Input data:
▼
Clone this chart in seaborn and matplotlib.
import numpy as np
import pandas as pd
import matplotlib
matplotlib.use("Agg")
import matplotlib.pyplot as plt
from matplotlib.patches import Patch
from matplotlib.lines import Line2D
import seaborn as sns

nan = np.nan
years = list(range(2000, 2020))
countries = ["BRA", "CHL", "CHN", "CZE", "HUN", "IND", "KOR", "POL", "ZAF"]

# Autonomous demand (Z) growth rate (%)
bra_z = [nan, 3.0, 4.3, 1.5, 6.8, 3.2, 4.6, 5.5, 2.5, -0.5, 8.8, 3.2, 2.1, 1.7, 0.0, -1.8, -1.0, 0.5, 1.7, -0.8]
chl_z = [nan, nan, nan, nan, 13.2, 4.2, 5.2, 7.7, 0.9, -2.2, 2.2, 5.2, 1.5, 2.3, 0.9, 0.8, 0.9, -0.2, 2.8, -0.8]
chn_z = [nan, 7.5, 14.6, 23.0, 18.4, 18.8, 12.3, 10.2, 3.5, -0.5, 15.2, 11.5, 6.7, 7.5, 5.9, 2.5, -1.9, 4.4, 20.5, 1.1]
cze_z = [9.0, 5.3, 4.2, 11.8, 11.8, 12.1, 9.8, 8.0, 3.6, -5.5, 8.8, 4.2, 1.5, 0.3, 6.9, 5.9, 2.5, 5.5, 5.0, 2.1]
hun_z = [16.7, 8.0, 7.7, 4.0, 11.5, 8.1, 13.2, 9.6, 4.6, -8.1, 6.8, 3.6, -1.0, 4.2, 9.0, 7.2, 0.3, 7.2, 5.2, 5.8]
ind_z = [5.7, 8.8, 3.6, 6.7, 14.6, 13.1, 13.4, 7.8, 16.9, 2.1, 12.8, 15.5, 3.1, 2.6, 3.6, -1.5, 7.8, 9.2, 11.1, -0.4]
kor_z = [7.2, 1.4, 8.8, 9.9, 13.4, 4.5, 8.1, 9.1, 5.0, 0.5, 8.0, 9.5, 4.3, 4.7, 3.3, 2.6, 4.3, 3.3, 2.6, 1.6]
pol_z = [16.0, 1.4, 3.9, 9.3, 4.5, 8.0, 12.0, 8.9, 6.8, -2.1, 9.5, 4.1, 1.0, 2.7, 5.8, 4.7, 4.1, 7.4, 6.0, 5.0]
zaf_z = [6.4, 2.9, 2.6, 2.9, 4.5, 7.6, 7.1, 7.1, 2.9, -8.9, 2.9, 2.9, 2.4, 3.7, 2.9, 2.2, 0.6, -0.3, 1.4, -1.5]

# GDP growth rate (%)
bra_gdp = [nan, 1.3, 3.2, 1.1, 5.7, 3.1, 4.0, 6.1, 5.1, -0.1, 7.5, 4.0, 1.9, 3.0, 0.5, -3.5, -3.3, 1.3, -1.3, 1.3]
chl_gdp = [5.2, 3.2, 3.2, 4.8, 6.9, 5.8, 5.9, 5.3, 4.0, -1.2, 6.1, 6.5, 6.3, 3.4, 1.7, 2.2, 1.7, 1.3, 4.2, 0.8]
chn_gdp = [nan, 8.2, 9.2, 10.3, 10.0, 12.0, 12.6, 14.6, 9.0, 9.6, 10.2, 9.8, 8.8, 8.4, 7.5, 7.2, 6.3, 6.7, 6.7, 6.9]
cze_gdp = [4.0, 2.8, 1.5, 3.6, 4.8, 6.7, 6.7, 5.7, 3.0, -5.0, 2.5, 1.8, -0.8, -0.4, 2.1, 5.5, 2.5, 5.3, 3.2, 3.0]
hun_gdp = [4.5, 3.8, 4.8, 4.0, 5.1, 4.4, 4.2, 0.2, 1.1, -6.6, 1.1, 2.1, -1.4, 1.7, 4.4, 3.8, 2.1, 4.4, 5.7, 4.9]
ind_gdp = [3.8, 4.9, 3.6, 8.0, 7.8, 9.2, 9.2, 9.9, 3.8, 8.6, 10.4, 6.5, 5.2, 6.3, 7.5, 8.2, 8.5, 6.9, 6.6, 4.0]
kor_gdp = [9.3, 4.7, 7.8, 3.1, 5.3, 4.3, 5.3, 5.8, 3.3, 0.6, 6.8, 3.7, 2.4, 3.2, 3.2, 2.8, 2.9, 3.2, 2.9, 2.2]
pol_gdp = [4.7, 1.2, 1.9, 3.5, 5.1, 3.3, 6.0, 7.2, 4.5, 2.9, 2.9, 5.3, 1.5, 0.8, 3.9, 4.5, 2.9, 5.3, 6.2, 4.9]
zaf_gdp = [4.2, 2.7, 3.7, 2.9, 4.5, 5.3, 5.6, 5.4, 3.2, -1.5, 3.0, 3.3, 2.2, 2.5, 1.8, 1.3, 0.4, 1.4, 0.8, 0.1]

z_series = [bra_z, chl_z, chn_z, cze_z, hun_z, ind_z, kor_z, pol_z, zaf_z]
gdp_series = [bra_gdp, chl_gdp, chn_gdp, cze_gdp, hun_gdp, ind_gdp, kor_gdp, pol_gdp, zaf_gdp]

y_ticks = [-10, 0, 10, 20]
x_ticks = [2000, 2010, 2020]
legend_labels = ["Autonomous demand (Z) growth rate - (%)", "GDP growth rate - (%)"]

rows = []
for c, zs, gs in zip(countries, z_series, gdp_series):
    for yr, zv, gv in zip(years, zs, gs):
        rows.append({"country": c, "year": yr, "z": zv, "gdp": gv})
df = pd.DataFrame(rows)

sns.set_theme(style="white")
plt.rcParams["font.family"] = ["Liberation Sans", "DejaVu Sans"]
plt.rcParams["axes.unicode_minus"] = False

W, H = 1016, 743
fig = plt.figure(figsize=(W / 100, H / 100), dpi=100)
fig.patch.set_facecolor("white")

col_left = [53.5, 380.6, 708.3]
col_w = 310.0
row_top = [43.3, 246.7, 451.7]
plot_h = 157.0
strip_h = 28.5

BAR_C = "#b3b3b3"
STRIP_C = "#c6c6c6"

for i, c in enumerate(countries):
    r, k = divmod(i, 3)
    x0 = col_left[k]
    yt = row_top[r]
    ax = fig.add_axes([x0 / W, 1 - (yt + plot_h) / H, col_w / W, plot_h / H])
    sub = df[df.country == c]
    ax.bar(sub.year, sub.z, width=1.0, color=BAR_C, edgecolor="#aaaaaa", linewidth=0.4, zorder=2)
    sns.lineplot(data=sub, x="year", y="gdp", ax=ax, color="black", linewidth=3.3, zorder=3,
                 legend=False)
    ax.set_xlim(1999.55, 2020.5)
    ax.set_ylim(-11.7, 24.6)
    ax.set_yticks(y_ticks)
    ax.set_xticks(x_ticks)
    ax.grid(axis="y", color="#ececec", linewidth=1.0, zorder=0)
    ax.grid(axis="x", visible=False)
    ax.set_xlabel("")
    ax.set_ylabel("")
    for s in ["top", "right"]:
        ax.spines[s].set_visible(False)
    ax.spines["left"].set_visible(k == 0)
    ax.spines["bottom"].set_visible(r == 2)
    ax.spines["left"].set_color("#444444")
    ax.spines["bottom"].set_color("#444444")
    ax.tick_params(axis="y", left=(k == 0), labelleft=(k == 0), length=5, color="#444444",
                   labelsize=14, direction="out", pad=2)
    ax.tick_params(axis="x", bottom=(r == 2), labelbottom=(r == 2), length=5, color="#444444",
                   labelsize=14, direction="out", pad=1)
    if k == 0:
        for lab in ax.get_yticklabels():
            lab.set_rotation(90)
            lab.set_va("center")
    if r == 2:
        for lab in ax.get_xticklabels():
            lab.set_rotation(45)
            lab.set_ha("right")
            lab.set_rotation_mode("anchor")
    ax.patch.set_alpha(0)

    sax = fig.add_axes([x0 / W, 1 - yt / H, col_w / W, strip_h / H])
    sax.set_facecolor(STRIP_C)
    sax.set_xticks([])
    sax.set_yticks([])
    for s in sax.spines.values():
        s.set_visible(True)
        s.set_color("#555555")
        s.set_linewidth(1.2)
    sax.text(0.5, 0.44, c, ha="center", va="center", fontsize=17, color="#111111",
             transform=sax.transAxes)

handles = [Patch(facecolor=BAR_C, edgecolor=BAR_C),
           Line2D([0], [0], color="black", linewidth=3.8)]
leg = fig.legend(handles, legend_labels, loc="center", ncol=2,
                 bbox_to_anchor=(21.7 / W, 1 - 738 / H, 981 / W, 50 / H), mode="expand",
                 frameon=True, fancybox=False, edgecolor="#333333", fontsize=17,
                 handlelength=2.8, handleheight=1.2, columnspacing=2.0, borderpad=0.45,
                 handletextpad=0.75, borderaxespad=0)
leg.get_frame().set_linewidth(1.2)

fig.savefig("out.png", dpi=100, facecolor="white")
▲
▼
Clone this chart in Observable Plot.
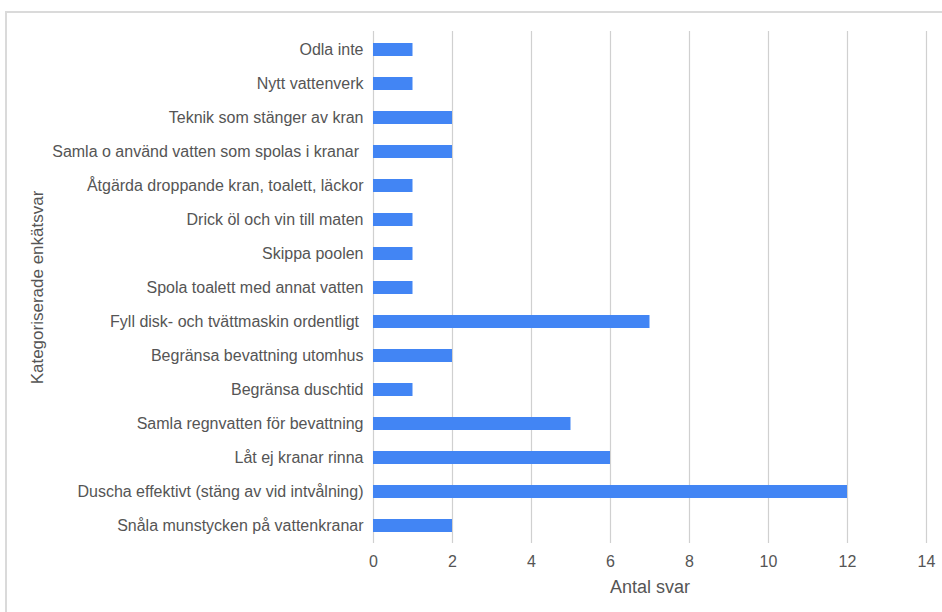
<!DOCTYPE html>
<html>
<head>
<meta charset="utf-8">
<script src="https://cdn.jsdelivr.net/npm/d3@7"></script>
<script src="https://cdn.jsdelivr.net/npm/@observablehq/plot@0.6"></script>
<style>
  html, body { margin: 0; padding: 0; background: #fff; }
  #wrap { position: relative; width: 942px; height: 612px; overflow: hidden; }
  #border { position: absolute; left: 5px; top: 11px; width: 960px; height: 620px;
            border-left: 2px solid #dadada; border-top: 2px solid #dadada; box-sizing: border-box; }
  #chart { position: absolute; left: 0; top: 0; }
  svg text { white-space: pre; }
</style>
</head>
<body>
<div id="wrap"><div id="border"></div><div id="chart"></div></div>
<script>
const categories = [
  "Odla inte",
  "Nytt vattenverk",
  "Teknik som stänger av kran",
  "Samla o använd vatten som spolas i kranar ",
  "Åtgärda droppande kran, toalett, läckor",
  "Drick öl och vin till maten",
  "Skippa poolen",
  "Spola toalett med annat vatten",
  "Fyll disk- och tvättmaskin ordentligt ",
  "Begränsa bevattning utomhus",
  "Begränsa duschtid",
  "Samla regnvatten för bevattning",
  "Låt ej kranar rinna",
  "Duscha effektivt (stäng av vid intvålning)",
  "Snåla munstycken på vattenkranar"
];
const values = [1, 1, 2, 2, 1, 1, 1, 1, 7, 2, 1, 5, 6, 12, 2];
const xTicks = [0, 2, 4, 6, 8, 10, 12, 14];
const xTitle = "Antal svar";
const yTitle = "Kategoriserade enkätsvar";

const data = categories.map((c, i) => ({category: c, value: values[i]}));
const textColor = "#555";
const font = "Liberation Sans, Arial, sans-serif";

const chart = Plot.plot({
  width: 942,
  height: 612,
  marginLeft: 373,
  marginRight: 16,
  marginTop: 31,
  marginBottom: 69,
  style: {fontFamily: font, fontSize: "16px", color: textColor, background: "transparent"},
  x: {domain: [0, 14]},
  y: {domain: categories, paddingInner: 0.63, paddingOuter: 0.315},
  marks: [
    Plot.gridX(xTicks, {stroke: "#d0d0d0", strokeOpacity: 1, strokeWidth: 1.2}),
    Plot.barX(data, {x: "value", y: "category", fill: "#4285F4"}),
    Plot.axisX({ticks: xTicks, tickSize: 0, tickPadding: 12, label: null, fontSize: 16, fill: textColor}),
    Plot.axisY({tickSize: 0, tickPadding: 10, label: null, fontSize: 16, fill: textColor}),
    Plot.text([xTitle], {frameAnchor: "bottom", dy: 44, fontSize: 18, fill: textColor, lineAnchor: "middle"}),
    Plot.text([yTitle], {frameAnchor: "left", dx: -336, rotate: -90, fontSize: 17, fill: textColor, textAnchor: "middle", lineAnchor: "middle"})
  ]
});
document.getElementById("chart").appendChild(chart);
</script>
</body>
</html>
▲
▼
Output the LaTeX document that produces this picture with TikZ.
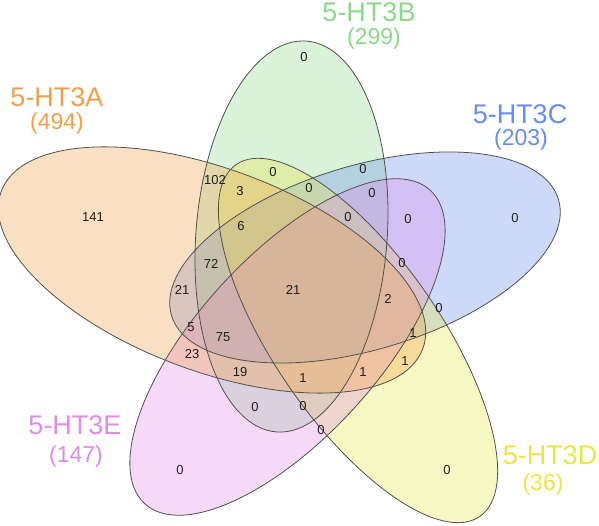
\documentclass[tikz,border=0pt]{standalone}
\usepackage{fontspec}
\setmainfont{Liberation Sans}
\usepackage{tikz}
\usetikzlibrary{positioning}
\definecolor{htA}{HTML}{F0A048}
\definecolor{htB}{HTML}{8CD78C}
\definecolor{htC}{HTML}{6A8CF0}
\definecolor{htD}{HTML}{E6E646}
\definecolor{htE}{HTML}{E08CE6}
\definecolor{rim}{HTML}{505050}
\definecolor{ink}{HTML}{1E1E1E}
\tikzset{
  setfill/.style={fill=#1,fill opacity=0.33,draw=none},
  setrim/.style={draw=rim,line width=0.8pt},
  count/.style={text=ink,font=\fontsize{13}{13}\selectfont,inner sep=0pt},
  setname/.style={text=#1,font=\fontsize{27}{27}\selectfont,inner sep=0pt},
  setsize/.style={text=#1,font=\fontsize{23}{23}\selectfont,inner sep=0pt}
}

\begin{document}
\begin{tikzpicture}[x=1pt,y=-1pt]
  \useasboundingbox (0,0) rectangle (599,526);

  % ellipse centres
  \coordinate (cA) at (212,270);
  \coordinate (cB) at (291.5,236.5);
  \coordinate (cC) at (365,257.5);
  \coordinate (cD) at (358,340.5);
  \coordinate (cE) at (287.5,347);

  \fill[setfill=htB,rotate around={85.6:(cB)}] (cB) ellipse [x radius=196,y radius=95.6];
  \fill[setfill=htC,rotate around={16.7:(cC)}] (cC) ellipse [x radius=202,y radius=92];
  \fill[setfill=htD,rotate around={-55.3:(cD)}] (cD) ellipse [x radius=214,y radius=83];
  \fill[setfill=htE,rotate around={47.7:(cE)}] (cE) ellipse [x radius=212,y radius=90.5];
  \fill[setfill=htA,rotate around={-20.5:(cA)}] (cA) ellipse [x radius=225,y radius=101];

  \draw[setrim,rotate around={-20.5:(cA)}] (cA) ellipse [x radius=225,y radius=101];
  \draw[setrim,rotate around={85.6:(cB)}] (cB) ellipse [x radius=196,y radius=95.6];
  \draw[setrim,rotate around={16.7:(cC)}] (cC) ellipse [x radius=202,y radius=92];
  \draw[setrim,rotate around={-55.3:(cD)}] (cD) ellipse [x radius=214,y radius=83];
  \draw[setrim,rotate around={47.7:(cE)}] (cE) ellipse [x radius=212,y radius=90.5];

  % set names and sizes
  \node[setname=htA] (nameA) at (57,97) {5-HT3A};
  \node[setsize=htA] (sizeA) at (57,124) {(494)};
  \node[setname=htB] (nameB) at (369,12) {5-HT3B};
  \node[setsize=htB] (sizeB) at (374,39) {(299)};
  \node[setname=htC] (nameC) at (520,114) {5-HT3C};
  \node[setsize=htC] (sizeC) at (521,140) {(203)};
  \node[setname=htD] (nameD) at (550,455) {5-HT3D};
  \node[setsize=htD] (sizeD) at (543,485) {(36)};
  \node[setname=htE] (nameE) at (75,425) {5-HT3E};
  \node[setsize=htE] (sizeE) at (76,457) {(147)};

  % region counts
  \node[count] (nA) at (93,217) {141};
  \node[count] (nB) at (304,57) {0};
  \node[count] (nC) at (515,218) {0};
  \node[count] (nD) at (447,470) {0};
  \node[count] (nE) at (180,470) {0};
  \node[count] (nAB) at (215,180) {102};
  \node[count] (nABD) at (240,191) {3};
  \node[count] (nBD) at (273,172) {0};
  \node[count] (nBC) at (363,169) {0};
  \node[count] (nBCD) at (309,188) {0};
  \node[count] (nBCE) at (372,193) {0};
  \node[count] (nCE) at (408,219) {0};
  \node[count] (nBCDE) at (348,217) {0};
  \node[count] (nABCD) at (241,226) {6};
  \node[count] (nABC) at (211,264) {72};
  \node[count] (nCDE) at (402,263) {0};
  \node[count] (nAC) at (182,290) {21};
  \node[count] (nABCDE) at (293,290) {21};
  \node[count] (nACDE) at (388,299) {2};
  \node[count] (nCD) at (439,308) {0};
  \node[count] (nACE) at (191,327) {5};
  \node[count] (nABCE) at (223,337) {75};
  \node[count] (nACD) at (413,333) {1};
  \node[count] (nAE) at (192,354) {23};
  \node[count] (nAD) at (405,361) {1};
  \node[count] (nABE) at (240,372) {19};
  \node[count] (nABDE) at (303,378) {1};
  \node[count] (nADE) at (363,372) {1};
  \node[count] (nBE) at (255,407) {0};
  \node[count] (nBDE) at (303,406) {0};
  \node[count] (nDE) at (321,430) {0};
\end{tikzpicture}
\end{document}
▲
Work to be completed:
Take the material above and output only the lines from the one that contains "Output the LaTeX" through the one that contains "(cE) at (287.5,347);", ends included and images left out.

Problem solution:
Output the LaTeX document that produces this picture with TikZ.
\documentclass[tikz,border=0pt]{standalone}
\usepackage{fontspec}
\setmainfont{Liberation Sans}
\usepackage{tikz}
\usetikzlibrary{positioning}
\definecolor{htA}{HTML}{F0A048}
\definecolor{htB}{HTML}{8CD78C}
\definecolor{htC}{HTML}{6A8CF0}
\definecolor{htD}{HTML}{E6E646}
\definecolor{htE}{HTML}{E08CE6}
\definecolor{rim}{HTML}{505050}
\definecolor{ink}{HTML}{1E1E1E}
\tikzset{
  setfill/.style={fill=#1,fill opacity=0.33,draw=none},
  setrim/.style={draw=rim,line width=0.8pt},
  count/.style={text=ink,font=\fontsize{13}{13}\selectfont,inner sep=0pt},
  setname/.style={text=#1,font=\fontsize{27}{27}\selectfont,inner sep=0pt},
  setsize/.style={text=#1,font=\fontsize{23}{23}\selectfont,inner sep=0pt}
}

\begin{document}
\begin{tikzpicture}[x=1pt,y=-1pt]
  \useasboundingbox (0,0) rectangle (599,526);

  % ellipse centres
  \coordinate (cA) at (212,270);
  \coordinate (cB) at (291.5,236.5);
  \coordinate (cC) at (365,257.5);
  \coordinate (cD) at (358,340.5);
  \coordinate (cE) at (287.5,347);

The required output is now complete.